原因分析の結果を踏まえた再発防止策は、具体性を持たせて記載します。たとえば、「注意する」ではなく「歩行時は必ず1名以上で付き添う」「床に滑り止めマットを設置する」など、実際に現場で実行できる内容にすることがポイントです。

報告は速やかに行う

報告書は、事故発生後できる限り早く、遅くとも5日以内に「第1報」として提出します。この段階では、基本情報や初期対応の内容までを記載し、後日、利用者の容体や分析結果、再発防止策が整い次第、「追加報告」を行います。タイミングを逃さず、状況に応じた報告を行うことが求められます。

専門用語や独自の略語は使わない

事故報告書を作成する際は、専門用語やその施設独自の略語は使わないようにしましょう
この書類は、職員だけでなく、ご利用者やご家族、市町村、関係機関などさまざまな立場の人が目にする可能性があります。そのため、介護や福祉の専門的な知識がない方でも、内容を正しく理解できるように書くことが大切です

事故報告書の記入例(内出血が起きたケース)

事故の状況

医療機関を受診

事業所の概要

法人名: 社会福祉法人岡谷システム
事業所(施設)名: デイサービス トリケアの郷
事業所番号: 13101000xx
サービス種別: 通所介護
所在地: 東京都〇〇市〇〇町x-x-xx

対象者の概要

氏名: 山田ケア子
年齢: 87歳
性別: 女性
サービス提供開始日: 2022年6月1日
住所: 東京都〇〇市〇〇町x-x-xx
身体状況: 四点杖使用による自立歩行可能。骨粗しょう症あり。
要介護度: 要介護3
認知症高齢者日常生活自立度: Ⅱb

事故の概要

発生日時: 2025年5月3日(木)13時10分頃
発生場所: 利用者の居室内
事故の種別: 転倒・打撲による内出血
発生時状況、事故内容の詳細:
昼食後にベッドから立ち上がろうとした際、足元がもつれ転倒。右膝をベッド角に打ちつけた。転倒直後は痛みの訴え少なく歩行に支障なし。その後、着替え介助時に右膝外側に10cm以上の内出血を確認。
その他特記すべき事項:
同様の転倒歴あり。日によってふらつきに波がある。

事故発生時の対応

発生時の対応: 看護師が患部を冷却し、痛みと腫れの程度を観察。内出血の広がりから嘱託医へ報告。翌日施設内診察を調整。
受診方法: 翌日施設内での嘱託医診察
受診先の医療機関名: 岡谷クリニック
医療機関の連絡先(電話番号): 03-1234-5678
診断名: 膝部打撲による皮下出血
診断内容: 骨折所見はなく、湿布処置と安静指示。経過観察。
検査、処置等の概要: 視診と触診による診察。湿布処方。冷却処置継続。

事故発生後の状況

利用者の状況: 痛みは軽度。歩行可能だが看護記録に留意し様子見中。腫れと変色に拡大傾向はなし。
報告した家族等の続柄: 長女
家族等への報告年月日: 2025年5月3日(木)17時40分
連絡した関係機関(連絡した場合のみ): なし
本人、家族、関係先等への追加対応予定: 経過観察のうえ、症状が変化した際は再度診察と報告対応を実施。

事故の原因分析

立ち上がり動作におけるバランス能力の低下と、床に設置していたマットが若干ずれていたことが転倒を誘発した可能性あり。本人の注意力低下や日内変動も影響したと考えられる。

再発防止案

・居室マットのズレ防止策として滑り止めを追加
・立ち上がり動作の際に職員の声かけや見守りを強化
・日中の身体状況に応じた歩行訓練や運動量の調整を検討
・転倒リスクの高い時間帯の記録を蓄積し対応に反映

その他

事故カンファレンスは5月6日に開催予定。全職員へ事例共有済み。必要に応じて環境整備と身体状況の見直しを進めていく。

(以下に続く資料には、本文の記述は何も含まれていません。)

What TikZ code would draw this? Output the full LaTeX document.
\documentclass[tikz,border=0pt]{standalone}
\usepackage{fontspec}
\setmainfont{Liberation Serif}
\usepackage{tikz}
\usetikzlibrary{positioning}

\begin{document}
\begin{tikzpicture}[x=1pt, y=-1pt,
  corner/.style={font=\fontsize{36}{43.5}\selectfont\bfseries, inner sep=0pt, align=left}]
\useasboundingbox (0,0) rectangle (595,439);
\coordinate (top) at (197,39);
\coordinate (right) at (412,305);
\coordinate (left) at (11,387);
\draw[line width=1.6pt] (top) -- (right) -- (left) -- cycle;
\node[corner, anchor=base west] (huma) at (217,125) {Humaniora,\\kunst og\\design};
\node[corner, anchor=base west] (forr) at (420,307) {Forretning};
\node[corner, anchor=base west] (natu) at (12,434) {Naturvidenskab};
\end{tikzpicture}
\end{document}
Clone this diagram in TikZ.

まとめ:事故報告書を正しく作成し、改善に活かしましょう

事故報告書は、事故の記録だけでなく、再発防止やご家族への信頼構築にもつながる大切な文書です。専門用語を避け、事実を正確に、誰にでもわかりやすく記録することが大切です。

介護の仕事は、人の命や生活を支える責任ある現場です。どれだけ気をつけていても、事故はゼロにはできません。しかし、事故報告書を正しく記録し、振り返りや改善に活かすことで、より安全な環境づくりにつながります。職員一人ひとりの報告が、チーム全体の気づきと成長につながることを意識し、前向きに取り組んでいきましょう。